● **Task details**: Reproduce the lines of the material exactly, excluding every image.

## start Given information

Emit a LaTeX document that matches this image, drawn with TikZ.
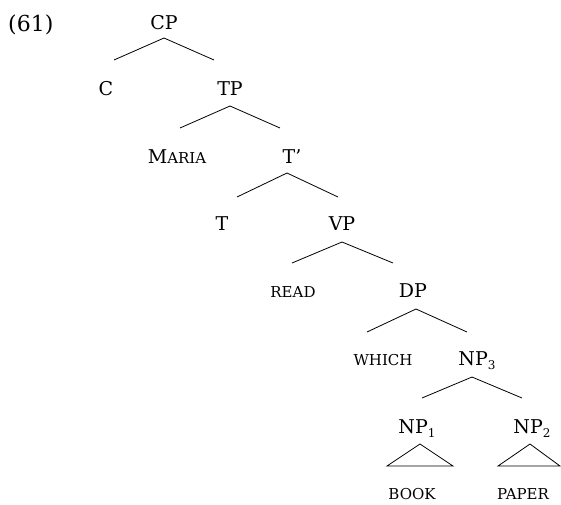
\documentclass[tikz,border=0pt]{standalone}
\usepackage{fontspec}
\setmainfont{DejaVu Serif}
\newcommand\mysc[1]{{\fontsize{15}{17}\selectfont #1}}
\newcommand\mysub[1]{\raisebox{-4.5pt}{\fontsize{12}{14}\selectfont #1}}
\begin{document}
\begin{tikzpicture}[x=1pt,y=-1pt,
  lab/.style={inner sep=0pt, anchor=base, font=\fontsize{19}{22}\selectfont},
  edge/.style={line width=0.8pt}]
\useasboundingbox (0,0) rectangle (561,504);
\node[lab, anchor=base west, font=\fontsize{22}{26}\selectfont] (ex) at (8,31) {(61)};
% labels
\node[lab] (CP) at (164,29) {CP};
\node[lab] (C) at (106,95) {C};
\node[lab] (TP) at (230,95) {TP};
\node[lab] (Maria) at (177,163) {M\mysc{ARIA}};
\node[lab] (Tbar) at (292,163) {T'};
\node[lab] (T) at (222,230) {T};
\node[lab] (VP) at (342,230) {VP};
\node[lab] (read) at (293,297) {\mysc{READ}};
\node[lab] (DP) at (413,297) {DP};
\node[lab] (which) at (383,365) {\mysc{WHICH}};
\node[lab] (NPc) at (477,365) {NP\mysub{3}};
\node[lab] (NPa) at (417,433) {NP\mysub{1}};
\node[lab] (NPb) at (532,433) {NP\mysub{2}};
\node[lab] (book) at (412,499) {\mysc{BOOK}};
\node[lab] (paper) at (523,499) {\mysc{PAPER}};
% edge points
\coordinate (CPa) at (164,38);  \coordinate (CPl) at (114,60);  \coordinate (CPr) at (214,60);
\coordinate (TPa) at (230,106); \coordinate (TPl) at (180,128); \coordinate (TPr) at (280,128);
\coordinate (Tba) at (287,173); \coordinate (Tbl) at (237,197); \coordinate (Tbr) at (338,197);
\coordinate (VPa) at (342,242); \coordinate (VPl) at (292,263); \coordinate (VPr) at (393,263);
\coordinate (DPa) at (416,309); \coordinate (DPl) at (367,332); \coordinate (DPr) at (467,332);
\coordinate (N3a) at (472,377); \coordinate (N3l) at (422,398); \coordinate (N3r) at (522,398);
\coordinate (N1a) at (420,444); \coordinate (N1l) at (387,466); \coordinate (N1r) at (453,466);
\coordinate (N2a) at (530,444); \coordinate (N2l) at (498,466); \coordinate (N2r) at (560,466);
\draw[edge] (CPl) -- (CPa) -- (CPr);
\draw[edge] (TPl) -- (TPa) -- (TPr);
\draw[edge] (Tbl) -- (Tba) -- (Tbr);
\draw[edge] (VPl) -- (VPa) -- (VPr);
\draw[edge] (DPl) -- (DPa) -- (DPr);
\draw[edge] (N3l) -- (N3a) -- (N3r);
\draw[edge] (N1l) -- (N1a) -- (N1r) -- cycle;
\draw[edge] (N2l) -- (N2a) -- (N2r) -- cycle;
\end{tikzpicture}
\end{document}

## end Given information

● **Answer to the exercise**:
Emit a LaTeX document that matches this image, drawn with TikZ.
\documentclass[tikz,border=0pt]{standalone}
\usepackage{fontspec}
\setmainfont{DejaVu Serif}
\newcommand\mysc[1]{{\fontsize{15}{17}\selectfont #1}}
\newcommand\mysub[1]{\raisebox{-4.5pt}{\fontsize{12}{14}\selectfont #1}}
\begin{document}
\begin{tikzpicture}[x=1pt,y=-1pt,
  lab/.style={inner sep=0pt, anchor=base, font=\fontsize{19}{22}\selectfont},
  edge/.style={line width=0.8pt}]
\useasboundingbox (0,0) rectangle (561,504);
\node[lab, anchor=base west, font=\fontsize{22}{26}\selectfont] (ex) at (8,31) {(61)};
% labels
\node[lab] (CP) at (164,29) {CP};
\node[lab] (C) at (106,95) {C};
\node[lab] (TP) at (230,95) {TP};
\node[lab] (Maria) at (177,163) {M\mysc{ARIA}};
\node[lab] (Tbar) at (292,163) {T'};
\node[lab] (T) at (222,230) {T};
\node[lab] (VP) at (342,230) {VP};
\node[lab] (read) at (293,297) {\mysc{READ}};
\node[lab] (DP) at (413,297) {DP};
\node[lab] (which) at (383,365) {\mysc{WHICH}};
\node[lab] (NPc) at (477,365) {NP\mysub{3}};
\node[lab] (NPa) at (417,433) {NP\mysub{1}};
\node[lab] (NPb) at (532,433) {NP\mysub{2}};
\node[lab] (book) at (412,499) {\mysc{BOOK}};
\node[lab] (paper) at (523,499) {\mysc{PAPER}};
% edge points
\coordinate (CPa) at (164,38);  \coordinate (CPl) at (114,60);  \coordinate (CPr) at (214,60);
\coordinate (TPa) at (230,106); \coordinate (TPl) at (180,128); \coordinate (TPr) at (280,128);
\coordinate (Tba) at (287,173); \coordinate (Tbl) at (237,197); \coordinate (Tbr) at (338,197);
\coordinate (VPa) at (342,242); \coordinate (VPl) at (292,263); \coordinate (VPr) at (393,263);
\coordinate (DPa) at (416,309); \coordinate (DPl) at (367,332); \coordinate (DPr) at (467,332);
\coordinate (N3a) at (472,377); \coordinate (N3l) at (422,398); \coordinate (N3r) at (522,398);
\coordinate (N1a) at (420,444); \coordinate (N1l) at (387,466); \coordinate (N1r) at (453,466);
\coordinate (N2a) at (530,444); \coordinate (N2l) at (498,466); \coordinate (N2r) at (560,466);
\draw[edge] (CPl) -- (CPa) -- (CPr);
\draw[edge] (TPl) -- (TPa) -- (TPr);
\draw[edge] (Tbl) -- (Tba) -- (Tbr);
\draw[edge] (VPl) -- (VPa) -- (VPr);
\draw[edge] (DPl) -- (DPa) -- (DPr);
\draw[edge] (N3l) -- (N3a) -- (N3r);
\draw[edge] (N1l) -- (N1a) -- (N1r) -- cycle;
\draw[edge] (N2l) -- (N2a) -- (N2r) -- cycle;
\end{tikzpicture}
\end{document}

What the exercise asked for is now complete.